=== RECORDED INFORMATION ===

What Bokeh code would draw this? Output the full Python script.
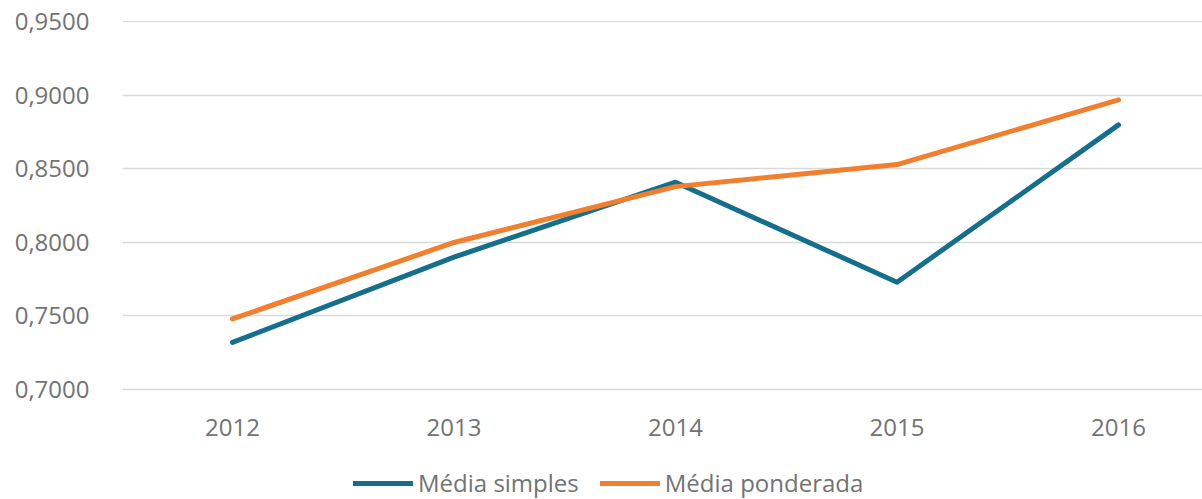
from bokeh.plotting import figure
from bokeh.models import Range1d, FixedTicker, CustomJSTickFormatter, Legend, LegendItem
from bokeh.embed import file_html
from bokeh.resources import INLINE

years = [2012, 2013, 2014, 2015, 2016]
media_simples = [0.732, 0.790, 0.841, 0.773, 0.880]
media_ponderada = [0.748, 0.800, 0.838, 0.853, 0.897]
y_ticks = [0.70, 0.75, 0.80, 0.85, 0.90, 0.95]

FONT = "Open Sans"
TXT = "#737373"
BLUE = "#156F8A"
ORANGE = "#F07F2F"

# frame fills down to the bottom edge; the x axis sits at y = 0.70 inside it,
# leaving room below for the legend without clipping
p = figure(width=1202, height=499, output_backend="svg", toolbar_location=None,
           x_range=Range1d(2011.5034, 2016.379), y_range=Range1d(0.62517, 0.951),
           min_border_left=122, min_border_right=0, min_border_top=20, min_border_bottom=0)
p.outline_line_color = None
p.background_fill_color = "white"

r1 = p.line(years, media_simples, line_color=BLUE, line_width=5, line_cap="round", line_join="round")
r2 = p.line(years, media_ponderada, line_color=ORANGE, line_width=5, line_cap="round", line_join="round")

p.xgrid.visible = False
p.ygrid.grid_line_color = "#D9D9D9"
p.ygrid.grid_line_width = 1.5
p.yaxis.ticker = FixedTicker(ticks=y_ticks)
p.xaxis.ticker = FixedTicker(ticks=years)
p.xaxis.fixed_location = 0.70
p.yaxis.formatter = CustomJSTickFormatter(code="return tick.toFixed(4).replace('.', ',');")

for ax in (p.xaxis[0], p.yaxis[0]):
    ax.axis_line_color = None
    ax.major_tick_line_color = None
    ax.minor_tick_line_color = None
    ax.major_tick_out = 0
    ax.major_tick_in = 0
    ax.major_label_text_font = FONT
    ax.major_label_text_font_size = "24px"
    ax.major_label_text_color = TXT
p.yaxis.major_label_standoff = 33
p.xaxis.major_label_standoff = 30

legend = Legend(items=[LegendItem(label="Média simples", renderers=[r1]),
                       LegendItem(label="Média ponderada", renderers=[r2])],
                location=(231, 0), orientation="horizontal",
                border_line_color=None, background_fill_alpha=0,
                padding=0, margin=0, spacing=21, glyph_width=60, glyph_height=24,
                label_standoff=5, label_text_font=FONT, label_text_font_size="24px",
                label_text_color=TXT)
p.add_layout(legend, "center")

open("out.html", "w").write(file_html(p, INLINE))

===

PROBLEM DETAILS: Repeat the listing verbatim. Skip the pictures.

TASK OUTPUT:
What Bokeh code would draw this? Output the full Python script.
from bokeh.plotting import figure
from bokeh.models import Range1d, FixedTicker, CustomJSTickFormatter, Legend, LegendItem
from bokeh.embed import file_html
from bokeh.resources import INLINE

years = [2012, 2013, 2014, 2015, 2016]
media_simples = [0.732, 0.790, 0.841, 0.773, 0.880]
media_ponderada = [0.748, 0.800, 0.838, 0.853, 0.897]
y_ticks = [0.70, 0.75, 0.80, 0.85, 0.90, 0.95]

FONT = "Open Sans"
TXT = "#737373"
BLUE = "#156F8A"
ORANGE = "#F07F2F"

# frame fills down to the bottom edge; the x axis sits at y = 0.70 inside it,
# leaving room below for the legend without clipping
p = figure(width=1202, height=499, output_backend="svg", toolbar_location=None,
           x_range=Range1d(2011.5034, 2016.379), y_range=Range1d(0.62517, 0.951),
           min_border_left=122, min_border_right=0, min_border_top=20, min_border_bottom=0)
p.outline_line_color = None
p.background_fill_color = "white"

r1 = p.line(years, media_simples, line_color=BLUE, line_width=5, line_cap="round", line_join="round")
r2 = p.line(years, media_ponderada, line_color=ORANGE, line_width=5, line_cap="round", line_join="round")

p.xgrid.visible = False
p.ygrid.grid_line_color = "#D9D9D9"
p.ygrid.grid_line_width = 1.5
p.yaxis.ticker = FixedTicker(ticks=y_ticks)
p.xaxis.ticker = FixedTicker(ticks=years)
p.xaxis.fixed_location = 0.70
p.yaxis.formatter = CustomJSTickFormatter(code="return tick.toFixed(4).replace('.', ',');")

for ax in (p.xaxis[0], p.yaxis[0]):
    ax.axis_line_color = None
    ax.major_tick_line_color = None
    ax.minor_tick_line_color = None
    ax.major_tick_out = 0
    ax.major_tick_in = 0
    ax.major_label_text_font = FONT
    ax.major_label_text_font_size = "24px"
    ax.major_label_text_color = TXT
p.yaxis.major_label_standoff = 33
p.xaxis.major_label_standoff = 30

legend = Legend(items=[LegendItem(label="Média simples", renderers=[r1]),
                       LegendItem(label="Média ponderada", renderers=[r2])],
                location=(231, 0), orientation="horizontal",
                border_line_color=None, background_fill_alpha=0,
                padding=0, margin=0, spacing=21, glyph_width=60, glyph_height=24,
                label_standoff=5, label_text_font=FONT, label_text_font_size="24px",
                label_text_color=TXT)
p.add_layout(legend, "center")

open("out.html", "w").write(file_html(p, INLINE))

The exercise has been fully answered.